Do critics count? Teddy Roosevelt has a great quote about critics that boils down to: critics do not count, but the person who is actually in the arena ("whose face is marred by dust and sweat and blood, who strives valiantly, who errs and comes up short again and again... ") that counts. In the Internet age, everyone is a critic -- often an unhinged critic who hides in the "comment" sections of an article. With fine art, it is easy to say that art critics do not count for much, because fine art is subjective by its nature, so the only opinion that really counts is your own.
Because this is the Internet age and because everyone is a critic, I believe art critics do count -- not for everything, but they count as informed filters for the rest of us. The at-large public critic who comes across an article or a painting and gives his or her two second "subjective" assessment does not count. However, the critic who comes across an article or a painting and gives his or her reasoned and well-informed assessment does count, and he or she counts more than ever as a valuable intermediary between the general public and specialized fields. While fine art is subjective, it is also a specialized field. Viewers should not discount their initial, subjective responses to a piece, but viewers should be receptive to the opinions of an art critic who day in and day out views and thinks about art.
Why? Because your opinion may change as you view art more critically, and an art critic may point you in a direction that you would not consider on your own, yet that direction opens your eyes to a whole new world of inspiration.
More proof that critics count: Conor Foy. Conor Foy is an important artist, he is in the arena creating great work, and without the critics at ArtPrize his work could have merely sat quiet at a local bar in Grand Rapids, Mich. ArtPrize critics shortlisted Conor's piece, "East View 1." With this piece, he shows that he is able to capture immense emotion through delicate figurative work. He creates a quiet narrative that does not lecture to the viewer, but it compels the viewer to consider the figure's tragic story.

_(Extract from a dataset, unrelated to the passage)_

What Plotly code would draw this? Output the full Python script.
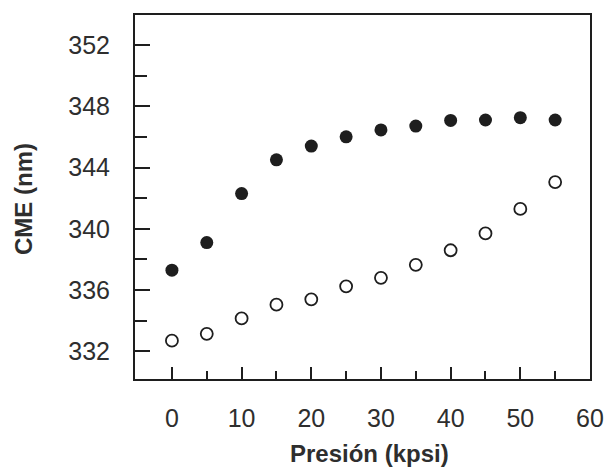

Michigan's ArtPrize 2012 recently came to an end. ArtPrize is the world's largest art competition (it awards $560,000 in total prizes). Throughout its life, ArtPrize has expanded its scope. It is primarily a contest decided by public vote, but ArtPrize's organizers have listened to the "art world" criticisms and expanded ArtPrize's scope to include the opinion of art experts. ArtPrize is an amazing event, which has -- in my opinion -- educated a large population to critically think about fine art. In years past, artists were able to fair well through gimmicks, but as the competition has progressed, those gimmicks no longer hold the attention of the general public. By introducing lectures and juried awards, ArtPrize provides a happy marriage between a general public and an exclusive art world event.
"East View 1" by Conor Foy. Image courtesy of the artist.
I sat down with Conor to learn more about his background and to learn about his thoughts on ArtPrize. Conor lives in Brooklyn, N.Y., (he has lived in New York for the past 17 years and prior to that he lived in London for five years), and he received his undergraduate degree from the National College of Art and Design in Dublin Ireland and he received an MFA from Columbia.
Colin Darke: Can you describe your piece in ArtPrize?
Conor Foy: Small piece, 14inches x 12. Oil on board. Primed with underbody sanded to a smooth finish, a lot of which shows through on the finished piece. It's clean, sparse, minimal. Works with abstraction and figuration. Meaning open to interpretation, not event specific but there is a particular source.
Is this in line with your other work?
Conor Foy: Yes. Most of the work is based on news, documentative source material. Working with the same open meaning to create a meditative space, driving a dialogue between the work and the viewer.
What are your overall thoughts about ArtPrize?
Conor Foy: I think the contrast of juried prizes and public vote is going to be ArtPrize's strongest feature going forward. The strength of the juried shortlist will attract artist in the future, who previously might not have seen ArtPrize as worthwhile in the past, for whatever reason.
What is your process?
Conor Foy: Start with images from documentary/news footage. Usually the pieces are completed over three or four sittings (standings). I always work with music. I find the distraction stops me over thinking the action of painting. It allows the subconscious to engage
Does beauty play a role in your work?
Conor Foy: Oh yeah. It is the great enticer. It draws the viewer in then, gradually, the harsher aspects will reveal themselves.
What do you look for when viewing new artwork?
Conor Foy: Usually I'm looking at work related to my own. It's an extension of the conversation I'm having with myself and stops that conversation from becoming too reflexive, it poses questions highlights areas I may not have considered without the outside influence. I don't purposefully avoid other work, that's just what I gravitate towards. Having said that I got a great kick out of the work at Site Lab at Art Prize this year.
How do you define success?
Conor Foy: Working exclusively in the studio, which means it's funding itself. And driving a spankin' new series 5 Beamer would be a nice outward show of my recognized genius.
How can Detroit attract artists like you?
Conor Foy: Like ArtPrize has done, with well-known critics, collectors. Attract them you'll have artists swarming the city. How do you attract the critics and collectors before the actual artists? Cash, good spaces and a discerning eye for the work that's presented. Be brave; put your foot down, no schlock.